Dans la tradition syriaque, saint Ephrem sera surnommé «la harpe de l’Esprit-Saint», et saint Jacques de Saroug «la flûte de l’Esprit-Saint». Tous deux étaient poètes et compositeurs. Leur tradition sera poétique et fortement musicale, comme le démontre encore aujourd’hui le répertoire syriaque maronite. L’Église byzantine s’appuiera sur cette tradition en y rajoutant l’héritage grec antique et les apports d’un judaïsme hellénisant.
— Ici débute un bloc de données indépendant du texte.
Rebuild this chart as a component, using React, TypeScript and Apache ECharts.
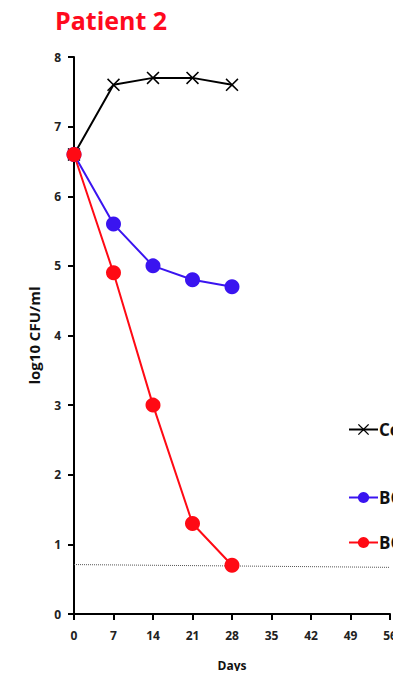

Alors que les Églises orthodoxes s’efforçaient à limiter le chant sacré au cadre strictement liturgique, la Renaissance a permis à la musique catholique de se libérer et d’engendrer les orchestres symphoniques. La Réforme en fera autant pour les Églises protestantes. Ces cultures catholiques et protestantes ont ainsi connu le plus grand développement musical accompagnant leurs architectures et leurs arts. Face à l’austérité architecturale imposée par la Réforme, les artistes ont trouvé dans la musique l’occasion de libérer leurs expressions les plus passionnées. Le judaïsme ashkénaze, qui évoluait en milieu musical européen, allait contribuer à cet épanouissement. Pour les catholiques, la Contre-Réforme a porté l’expression artistique au paroxysme dans une architecture et une musique baroques qui se déchaînent. Tout ce que les Pères de l’Église avaient jusque-là cherché à éviter, l’ornement, la virtuosité, les ostentations et les glorioles, tout cela a fait son intrusion en musique comme en décoration.

À l’origine, pourtant, la musique s’était invitée dans le sacré dans l’intention de purifier les pensées des fidèles. Son but consiste toujours à libérer les gens des pensées parasites durant leur participation aux prières. Elle cherche à appuyer la parole plutôt qu'à la dominer. Elle est le support de la communion horizontale entre les fidèles en vue d’accéder à la communion verticale avec le Créateur.